What you have created is not O(1) as soon as you started copying contents from the bin to query result.
When you say “hash lookup”, you’re also “technically” correct, in the sense that you use a Map object as a 3-d bin container and you “hash” each coordinate axis of the query. Correct term here is “fingerprint”, because hash is assumed to be constant size and allows collisions, but that’s also just an aside. The important part is - “Map” is not necessarily implemented as a “Hash Map”, which means that your “Map.get” may or may not be O(1). Incidentally, hash map is O(1) in best-case scenario, which assumes no collisions, in the worst case where all hashes collide it devolves into O(n).
Hope that’s useful.
By the way, this line here creates a new iterator.
That’s potentially… what, like 333 = 27 iterators per query? All of which are going to be garbage once you exit the function.
A tree needs to be reconstructed in that case, which triggers GC activity
If you had qualified and said “some game engines” - that would be true, sure. But you didn’t.
A tree does not, in fact, need to be reconstructed for all of the operations. You can have an expanded octree down to a certain level that would basically be a hierarchical binning structure, just like yours, except it permits object sizes greater than the bottom-level bin size. Such an approach requires no reconstruction.
If a tree does need to be reconstructed, based on your chosen implementation - you could always use a custom memory management scheme, such as an object pool, in which case you can avoid GC altogether.
So, let’s say I use an Octree in my work. Your statements say that my work is deficient in pretty serious ways, which is not necessarily true. You did not say “engine X is bad”, but you said “technology Y is deficient”, if engine X uses Y, by proxy it has a deficiency in that.
The library is lightweight, and I do think that it is pretty neat.
The inner for loops you pointed out does not make the algorithm non-O(1) since BIN_SIZE there is constant and in terms of complexity it’s negligable. As you can imagine, each loop runs 3 times, since it starts from -BIN_SIZE and goes till BIN_SIZE, increasing BIN_SIZE each time. Usually when we talk in terms of complexity, n refers the size of the data set. Since the execution time of this algorithm do not depend on the data set, it is constant time -> O(1) (it finds nearby objects in X ms. no matter if your world contains 1M objects or 100 objects, or the difference is negligable in terms of complexity).
I’m not sure if res.keys() create a new object, I don’t develop browsers myself. It could be that it returns an already created iterator too (or a cached one?). Thanks for pointing this out though.
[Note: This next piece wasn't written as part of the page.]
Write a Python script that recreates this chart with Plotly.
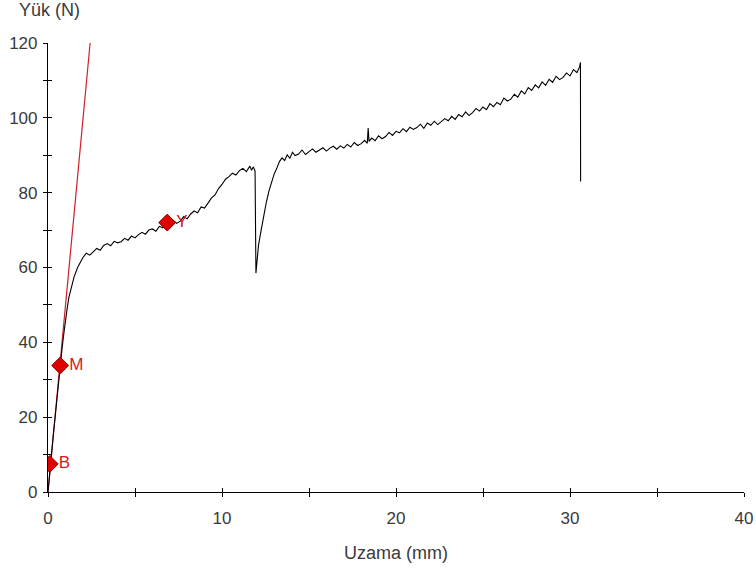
import plotly.graph_objects as go

# ---- data ----
curve_x = [0, 0.05, 0.1, 0.2, 0.3, 0.4, 0.5, 0.6, 0.7, 0.8, 0.9, 1.0, 1.1, 1.2, 1.35, 1.5, 1.7, 1.85,
           2.0, 2.2, 2.4, 2.6, 2.8, 3.0, 3.2, 3.4, 3.6, 3.8, 4.0, 4.2, 4.4, 4.6, 4.8, 5.0, 5.2, 5.4,
           5.6, 5.8, 6.0, 6.2, 6.4, 6.6, 6.8, 7.0, 7.2, 7.4, 7.6, 7.8, 8.0, 8.2, 8.4, 8.6, 8.8, 9.0,
           9.2, 9.4, 9.6, 9.8, 10.0, 10.2, 10.4, 10.6, 10.8, 11.0, 11.2, 11.4, 11.6, 11.7, 11.8, 11.9,
           11.95, 12.0, 12.1, 12.25, 12.4, 12.55, 12.7, 12.85, 13.0, 13.15, 13.3, 13.45, 13.6, 13.75,
           13.9, 14.05, 14.2, 14.4, 14.6, 14.8, 15.0, 15.2, 15.4, 15.6, 15.8, 16.0, 16.2, 16.4, 16.6,
           16.8, 17.0, 17.2, 17.4, 17.6, 17.8, 18.0, 18.2, 18.35, 18.4, 18.45, 18.6, 18.8, 19.0, 19.2,
           19.4, 19.6, 19.8, 20.0, 20.2, 20.4, 20.6, 20.8, 21.0, 21.2, 21.4, 21.6, 21.8, 22.0, 22.2,
           22.4, 22.6, 22.8, 23.0, 23.2, 23.4, 23.6, 23.8, 24.0, 24.2, 24.4, 24.6, 24.8, 25.0, 25.2,
           25.4, 25.6, 25.8, 26.0, 26.2, 26.4, 26.6, 26.8, 27.0, 27.2, 27.4, 27.6, 27.8, 28.0, 28.2,
           28.4, 28.6, 28.8, 29.0, 29.2, 29.4, 29.6, 29.8, 30.0, 30.2, 30.4, 30.55, 30.6, 30.61]
curve_y = [0, 3, 6, 10, 15, 20, 25, 29, 34, 38, 42, 46, 49, 52, 55, 57.5, 60, 61.5,
           62.6, 63.8, 63.3, 64.2, 65.1, 64.6, 65.9, 66.4, 65.8, 67.0, 66.6, 66.9, 67.8, 67.3, 68.4, 67.9, 68.8, 69.4,
           68.9, 70.0, 70.3, 69.7, 71.0, 70.6, 71.7, 71.2, 72.6, 71.8, 72.4, 73.6, 73.0, 74.3, 75.1, 74.6, 76.2, 75.9,
           77.4, 78.6, 79.4, 81.1, 82.2, 83.6, 84.3, 85.2, 84.7, 85.9, 86.5, 85.6, 87.1, 86.0, 86.9, 85.8,
           58.5, 62.0, 66.0, 70.0, 74.0, 77.5, 80.5, 83.0, 85.0, 86.5, 88.3, 89.3, 88.6, 90.1,
           89.2, 90.8, 89.9, 90.3, 91.4, 90.2, 91.0, 91.7, 90.8, 91.3, 92.0, 91.1, 91.9, 92.4, 91.6,
           92.5, 91.9, 92.9, 92.2, 93.4, 92.6, 93.1, 94.0, 93.2, 97.3, 93.7, 94.6, 93.9, 95.2, 94.4,
           95.0, 96.1, 95.3, 96.4, 96.0, 97.1, 96.3, 97.5, 96.9, 97.4, 98.3, 97.2, 98.6, 98.0, 99.1,
           98.2, 99.0, 99.8, 99.2, 100.4, 99.6, 100.9, 100.3, 101.6, 100.6, 101.4, 102.5, 101.8, 102.9, 102.2,
           103.8, 103.0, 104.1, 103.5, 105.3, 104.5, 105.0, 106.3, 105.5, 107.2, 106.4, 108.1, 107.3, 108.8, 108.0,
           109.6, 108.7, 110.3, 109.5, 111.1, 110.2, 110.8, 112.0, 111.2, 112.9, 112.1, 113.6, 114.8, 83.0]

fit_x = [0, 2.42]
fit_y = [0, 120]

point_labels = ["B", "M", "Y"]
point_x = [0.1, 0.7, 6.85]
point_y = [7.5, 33.8, 72.0]

x_ticks = [0, 5, 10, 15, 20, 25, 30, 35, 40]
x_tick_text = ["0", "", "10", "", "20", "", "30", "", "40"]
y_ticks = [0, 10, 20, 30, 40, 50, 60, 70, 80, 90, 100, 110, 120]
y_tick_text = ["0", "", "20", "", "40", "", "60", "", "80", "", "100", "", "120"]

FONT = "Liberation Sans, Arial, sans-serif"
TXT = "#3a3a3a"

fig = go.Figure()
fig.add_trace(go.Scatter(x=fit_x, y=fit_y, mode="lines",
                         line=dict(color="#d0202a", width=1.2), hoverinfo="skip"))
fig.add_trace(go.Scatter(x=curve_x, y=curve_y, mode="lines",
                         line=dict(color="#000000", width=1.1), hoverinfo="skip"))
fig.add_trace(go.Scatter(x=point_x, y=point_y, mode="markers+text",
                         text=point_labels, textposition="middle right",
                         textfont=dict(color="#d42020", size=17, family=FONT),
                         marker=dict(symbol="diamond", size=13, color="#e00000",
                                     line=dict(color="#8a0000", width=1))))
# overlay axes to give crossing ticks
fig.add_trace(go.Scatter(x=[], y=[], xaxis="x2", yaxis="y2", showlegend=False))

fig.update_layout(
    width=756, height=573,
    margin=dict(l=48, r=12, t=43, b=81),
    paper_bgcolor="white", plot_bgcolor="white",
    showlegend=False,
    font=dict(family=FONT, size=17, color=TXT),
    xaxis=dict(range=[0, 40], tickvals=x_ticks, ticktext=x_tick_text, automargin=False,
               showgrid=False, zeroline=False, showline=True, linecolor="black", linewidth=1.2,
               ticks="outside", ticklen=4, tickcolor="black", tickwidth=1,
               ticklabelstandoff=6, tickfont=dict(size=17, color=TXT),
               title=dict(text="Uzama (mm)", standoff=19, font=dict(size=18, color=TXT))),
    yaxis=dict(range=[0, 120], tickvals=y_ticks, ticktext=y_tick_text, automargin=False,
               showgrid=False, zeroline=False, showline=True, linecolor="black", linewidth=1.2,
               ticks="outside", ticklen=4, tickcolor="black", tickwidth=1,
               ticklabelstandoff=2, tickfont=dict(size=17, color=TXT)),
    xaxis2=dict(range=[0, 40], overlaying="x", tickvals=x_ticks, showticklabels=False,
                showgrid=False, zeroline=False, showline=False, automargin=False,
                ticks="inside", ticklen=4, tickcolor="black", tickwidth=1, side="bottom"),
    yaxis2=dict(range=[0, 120], overlaying="y", tickvals=y_ticks, showticklabels=False,
                showgrid=False, zeroline=False, showline=False, automargin=False,
                ticks="inside", ticklen=4, tickcolor="black", tickwidth=1, side="left"),
    annotations=[dict(text="Yük (N)", xref="paper", yref="paper", x=0, y=1,
                      xanchor="left", yanchor="bottom", xshift=-31, yshift=21,
                      showarrow=False, font=dict(size=18, color=TXT, family=FONT))],
)

fig.write_html("out.html", config={"displayModeBar": False},
               post_script="document.body.style.margin='0px';document.body.style.overflow='hidden';")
I also stated minimum amount of GC activity, not 0 GC. As declaring an integer could also trigger GC activity. 0 GC activity is quite a strong statement, and I have no internal browser knowledge to back that up. I can only guarentee the library reuses as much as it can.
I’m aware the worst case&best case implementations of a Map. However I’ll stick with the term O(1) here as benchmarking proves so. It’s browsers responsibility to come up with smart hashing algorithms.
Thanks for stating it’s neat! Maybe fix the README with a PR then : ) I’m open to contributions.
PS: map.keys() === map.keys() returns false, so it probably does not return a reusable iterator. Thanks again for pointing that out. Maybe I’ll improve that in the future.